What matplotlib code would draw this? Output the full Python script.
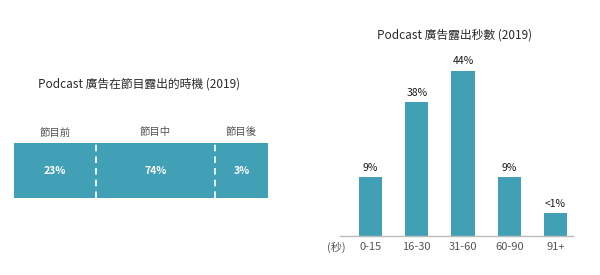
import numpy as np
import matplotlib.pyplot as plt

plt.rcParams['font.family'] = ['Noto Sans CJK TC', 'DejaVu Sans']

teal = '#41a0b5'

# left chart: timing of ads within the show
timing_labels = ['節目前', '節目中', '節目後']
timing_values = ['23%', '74%', '3%']
timing_widths = [82, 119, 53]  # drawn segment widths

# right chart: ad length in seconds
length_cats = ['0-15', '16-30', '31-60', '60-90', '91+']
length_labels = ['9%', '38%', '44%', '9%', '<1%']
length_heights = [15.7, 35.7, 44, 15.7, 6.1]  # drawn bar heights

fig = plt.figure(figsize=(6, 2.75), dpi=100)
W, H = 600, 275

# ---- left: stacked horizontal bar
ax1 = fig.add_axes([14 / W, (H - 198) / H, 254 / W, 55 / H])
lefts = np.concatenate([[0], np.cumsum(timing_widths)[:-1]])
ax1.barh(0, timing_widths, left=lefts, height=1, color=teal)
ax1.set_xlim(0, sum(timing_widths))
ax1.set_ylim(-0.5, 0.5)
for b in lefts[1:]:
    ax1.plot([b, b], [-0.5, 0.5], color='white', lw=1.2, ls=(0, (4, 3)))
for l, w, lab, val in zip(lefts, timing_widths, timing_labels, timing_values):
    c = l + w / 2
    ax1.text(c, 0, val, color='white', ha='center', va='center', fontsize=7.5, fontweight='bold')
    ax1.text(c, 0.6, lab, color='#555555', ha='center', va='bottom', fontsize=7.5)
ax1.axis('off')
fig.text(139 / W, 1 - 84 / H, 'Podcast 廣告在節目露出的時機 (2019)', ha='center', va='center',
         fontsize=8.5, color='#2b2b2b', fontweight='medium')

# ---- right: column chart
ax2 = fig.add_axes([340 / W, (H - 236) / H, 233 / W, 187.5 / H])
x = np.arange(len(length_cats))
ax2.bar(x, length_heights, width=0.5, color=teal)
ax2.set_xlim(-0.66, 4.38)
ax2.set_ylim(0, 50)
for xi, h, lab in zip(x, length_heights, length_labels):
    ax2.text(xi, h + 1.2, lab, ha='center', va='bottom', fontsize=7.5, color='#1a1a1a',
             fontweight='medium')
ax2.set_xticks(x)
ax2.set_xticklabels(length_cats, fontsize=8, color='#555555')
ax2.tick_params(axis='x', length=0, pad=4)
ax2.set_yticks([])
for s in ['top', 'right', 'left']:
    ax2.spines[s].set_visible(False)
ax2.spines['bottom'].set_color('#bbbbbb')
ax2.spines['bottom'].set_linewidth(1)
fig.text(336 / W, 1 - 247 / H, '(秒)', ha='center', va='center', fontsize=8, color='#555555')
fig.text(455 / W, 1 - 35 / H, 'Podcast 廣告露出秒數 (2019)', ha='center', va='center',
         fontsize=8.5, color='#2b2b2b', fontweight='medium')

fig.savefig('out.png', dpi=100, facecolor='white')
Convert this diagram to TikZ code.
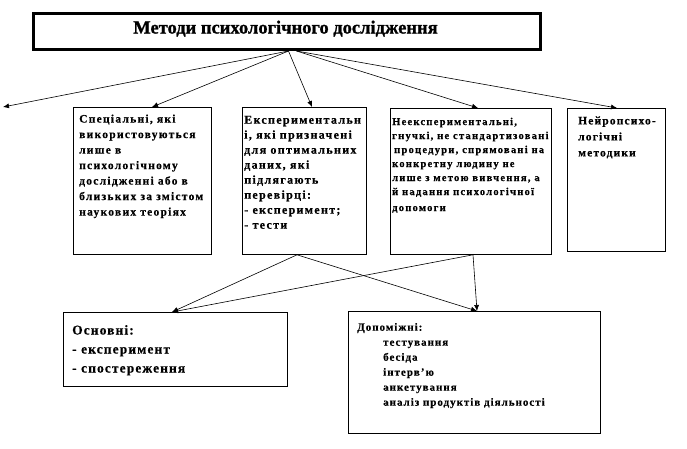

· · · ·

## EXERCISE PROMPT
Go from the first line of the listing to the line holding "W, H = 600, 275" and, please, transcribe those lines exactly, both included, with no pictures.

## EXERCISE RESULT
What matplotlib code would draw this? Output the full Python script.
import numpy as np
import matplotlib.pyplot as plt

plt.rcParams['font.family'] = ['Noto Sans CJK TC', 'DejaVu Sans']

teal = '#41a0b5'

# left chart: timing of ads within the show
timing_labels = ['節目前', '節目中', '節目後']
timing_values = ['23%', '74%', '3%']
timing_widths = [82, 119, 53]  # drawn segment widths

# right chart: ad length in seconds
length_cats = ['0-15', '16-30', '31-60', '60-90', '91+']
length_labels = ['9%', '38%', '44%', '9%', '<1%']
length_heights = [15.7, 35.7, 44, 15.7, 6.1]  # drawn bar heights

fig = plt.figure(figsize=(6, 2.75), dpi=100)
W, H = 600, 275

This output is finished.